ウイルスを不活化し人体には無害な「遠紫外線」の効果

新型コロナウイルスの感染経路のひとつは、空気中を漂う小さなエアロゾル(飛沫核)とされている。研究によると、新型コロナウイルスに汚染されたエアロゾル粒子は、空気中に放たれると、数分から数時間そのまま浮遊する。そうした粒子を吸い込むことで感染するわけだ。

感染した粒子が漂う空気を除菌する方法はないものかと、これまで数々の実験が行われてきた。そこで、換気や、空気のろ過に加え、遠紫外線(Far-UVC)のライトが人に害を与えずにウイルスを不活化する仕組みを示した研究を紹介したい。

紫外線殺菌ライトのメリットとデメリット

紫外線の殺菌ライトには、いくつかの細菌やウイルスの感染を抑える作用があることが実証されている。たとえば、麻疹(はしか)やおたふくかぜの感染を抑えられるほか、モルモットを使った結核の実験では、感染が70%抑制されたことが示された。

しかし、紫外線殺菌ライトを巡っては、波長が254nm(ナノメートル)と長く、人体に有害で、皮膚がんや眼の損傷を引き起こすことが大きな課題となってきた。慎重な使用を心がけたとしても、紫外線殺菌ライトを誤って浴びてしまう事故が起きる可能性はあり、痛みを伴うやけどを負ったり損傷を受けたりする危険性は残る。

遠紫外線は人体に無害

紫外線殺菌ライトを使った場合の悪影響を回避すべく、米コロンビア大学アービング医療センターの科学者グループが、異なるタイプの紫外線である遠紫外線(Far-UVC)を使った実験を行った。遠紫外線は、波長が200~230nmと短く、人間の皮膚への透過力が低い一方で、空気中を漂う小さなウイルス粒子を攻撃する効果はある。

遠紫外線のウイルス不活化効果を測定

研究では、空気中に含まれたウイルスの不活化率を測定するために、オフィスを模した小部屋を用意した。そして、一般的なオフィス環境を再現するために、1時間に3度の換気を行った。同時に、黄色ブドウ球菌に汚染されたエアロゾル粒子を、一定の濃度に達するまで室内に噴霧した。このプロセスには60分ほどかかった。

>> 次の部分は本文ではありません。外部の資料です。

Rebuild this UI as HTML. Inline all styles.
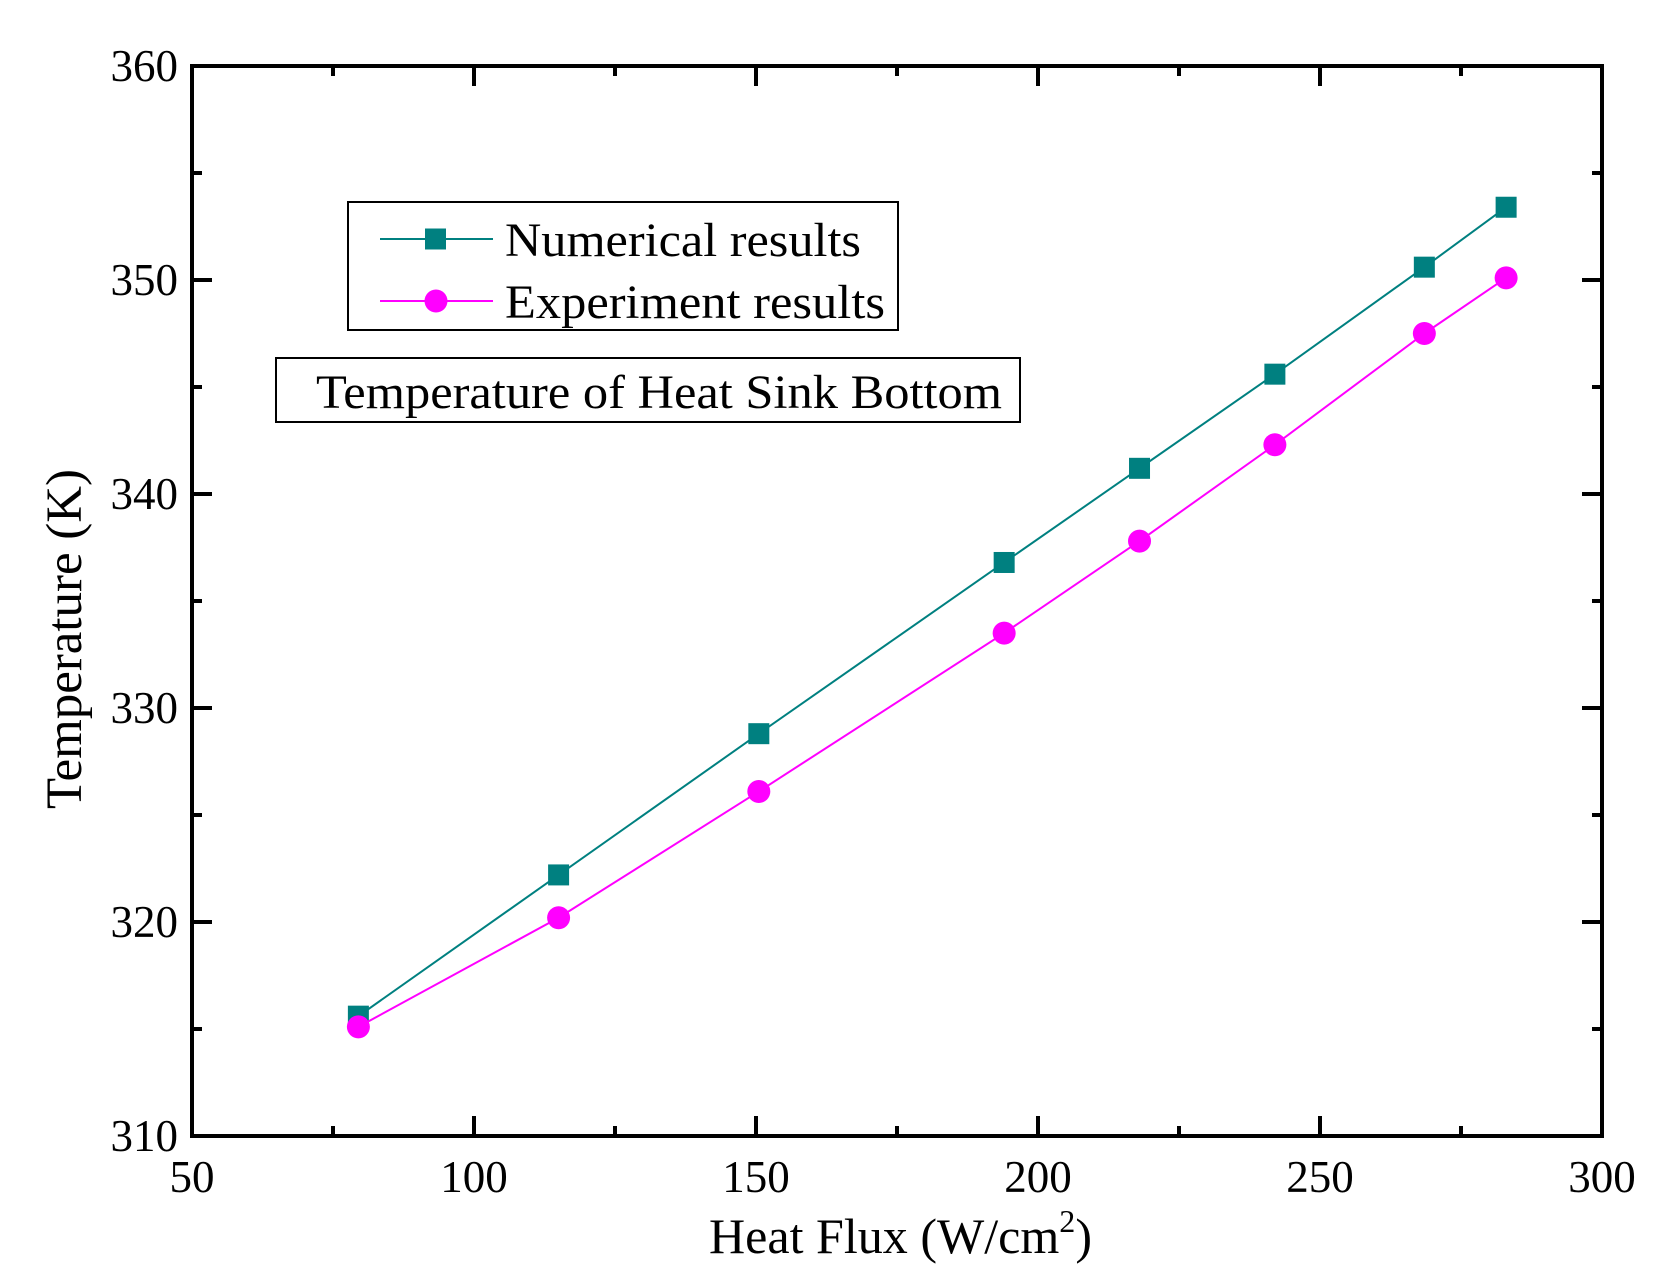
<!DOCTYPE html>
<html><head><meta charset="utf-8"><style>html,body{margin:0;padding:0;background:#fff}svg{display:block}</style></head>
<body>
<svg id="chart" width="1656" height="1281" viewBox="0 0 1656 1281" xmlns="http://www.w3.org/2000/svg" font-family="'Liberation Serif', serif">
<g id="plot"></g>
</svg>
<script>
const heatFlux = [79.5, 115, 150.5, 194, 218, 242, 268.5, 283];
const numerical = [315.6, 322.2, 328.8, 336.8, 341.2, 345.6, 350.6, 353.4];
const experiment = [315.1, 320.2, 326.1, 333.5, 337.8, 342.3, 347.5, 350.1];
const xTicks = [50, 100, 150, 200, 250, 300];
const yTicks = [310, 320, 330, 340, 350, 360];

const L = 192, R = 1602, T = 66, B = 1136;
const x = v => L + (v - 50) / 250 * (R - L);
const y = v => B - (v - 310) / 50 * (B - T);
const NS = 'http://www.w3.org/2000/svg';
const g = document.getElementById('plot');
function mk(tag, attrs, parent) {
  const e = document.createElementNS(NS, tag);
  for (const k in attrs) e.setAttribute(k, attrs[k]);
  (parent || g).appendChild(e);
  return e;
}
for (let v = 50; v <= 300; v += 25) {
  const major = v % 50 === 0, len = major ? 20 : 10, xx = x(v);
  const t1 = mk('line', {x1: xx, y1: B, x2: xx, y2: B - len, stroke: '#000', 'stroke-width': 4});
  
  
  const t2 = mk('line', {x1: xx, y1: T, x2: xx, y2: T + len, stroke: '#000', 'stroke-width': 4});
  
  
}
for (let v = 310; v <= 360; v += 5) {
  const major = v % 10 === 0, len = major ? 20 : 10, yy = y(v);
  const t1 = mk('line', {x1: L, y1: yy, x2: L + len, y2: yy, stroke: '#000', 'stroke-width': 4});
  
  
  const t2 = mk('line', {x1: R, y1: yy, x2: R - len, y2: yy, stroke: '#000', 'stroke-width': 4});
  
  
}
const frame = mk('rect', {x: L, y: T, width: R - L, height: B - T, fill: 'none', stroke: '#000', 'stroke-width': 4});


xTicks.forEach(v => {
  const t = mk('text', {x: x(v), y: B + 56, 'font-size': 45, 'text-anchor': 'middle'});
  t.textContent = v;
  
  
});
yTicks.forEach(v => {
  const t = mk('text', {x: L - 14, y: y(v) + 15, 'font-size': 45, 'text-anchor': 'end'});
  t.textContent = v;
  
  
});
function series(vals, color, name, shape) {
  const pts = heatFlux.map((h, i) => x(h) + ',' + y(vals[i])).join(' ');
  const pl = mk('polyline', {points: pts, fill: 'none', stroke: color, 'stroke-width': 2});
  
  
  heatFlux.forEach((h, i) => {
    let m;
    if (shape === 'sq') m = mk('rect', {x: x(h) - 10.5, y: y(vals[i]) - 10.5, width: 21, height: 21, fill: color});
    else m = mk('circle', {cx: x(h), cy: y(vals[i]), r: 11.5, fill: color});
    
    
  });
}
series(numerical, '#008080', 'numerical', 'sq');
series(experiment, '#ff00ff', 'experiment', 'ci');
</script>
<svg style="position:absolute;left:0;top:0" width="1656" height="1281" font-family="'Liberation Serif', serif">
  <g>
    <rect x="348" y="202" width="550" height="128" fill="#fff" stroke="#000" stroke-width="2"/>
    <line x1="380" y1="239" x2="493" y2="239" stroke="#008080" stroke-width="2"/>
    <rect x="425" y="228.5" width="21" height="21" fill="#008080"/>
    <text x="505" y="256" font-size="48" textLength="356" lengthAdjust="spacingAndGlyphs">Numerical results</text>
    <line x1="380" y1="301" x2="493" y2="301" stroke="#ff00ff" stroke-width="2"/>
    <circle cx="436" cy="301" r="11.5" fill="#ff00ff"/>
    <text x="505" y="318" font-size="48" textLength="380" lengthAdjust="spacingAndGlyphs">Experiment results</text>
  </g>
  <g>
    <rect x="276" y="358" width="744" height="64" fill="#fff" stroke="#000" stroke-width="2"/>
    <text x="316" y="408" font-size="48" textLength="686" lengthAdjust="spacingAndGlyphs">Temperature of Heat Sink Bottom</text>
  </g>
  <text x="709" y="1253" font-size="50" textLength="383" lengthAdjust="spacingAndGlyphs">Heat Flux (W/cm<tspan font-size="32" dy="-21">2</tspan><tspan dy="21">)</tspan></text>
  <text transform="translate(81,639) rotate(-90)" font-size="51" text-anchor="middle" textLength="340" lengthAdjust="spacingAndGlyphs">Temperature (K)</text>
</svg>
</body></html>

次に、天井に設置された5台の遠紫外線ランプにスイッチを入れ、床に向けてまっすぐ照射されるようにした。すると5分後には、空気中を漂う細菌の98%が不活化された。

さらに実験では、遠紫外線の強さを「高、中、低」と変更し、エアロゾル粒子を室内に絶えず噴射することで、遠紫外線の強度別効果をテストした。その結果、最大の効果を得られたのは、遠紫外線ランプを高か中の強さに維持したときだった。

遠紫外線のメリット

遠紫外線技術を使用する主なメリットは、遠紫外線の照射を受けたウイルスが変異できないところにある。ウイルスは通常、人体に侵入すると変異する。研究はまた、新型コロナウイルスの既存の変異株でも、将来的に発生するであろう変異株でも、遠紫外線によって同じように不活化できると確認している。

遠紫外線技術の別のメリットは、空気清浄機や殺菌性紫外線(GUV:germisidal UV)とは異なり、「きれいな空気」と混ぜなくても済む可能性があることだ。

遠紫外線はすでに、実生活の場で効果があることが明らかになっている。しかし、この技術の大規模な導入を検討する際には、光の強度や接触時間などに注意することも重要だ。

新型コロナウイルス感染症(COVID-19)によって、私たちは大きな屋内スペースに多数で集まることが困難になった。しかし遠紫外線を用いれば、より安全な環境を整えることができ、パンデミックのさなかでも安心して行動することができる。

とりわけ学校やコンサートホール、バー、レストランなどの公共の屋内スペースでは、空気の質を重視することが不可欠だ。遠紫外線が最大の効果を発揮するのは、換気や、空気のろ過、マスク着用、手洗いと並行して導入した場合だ。また、ワクチンの接種も忘れてはならない。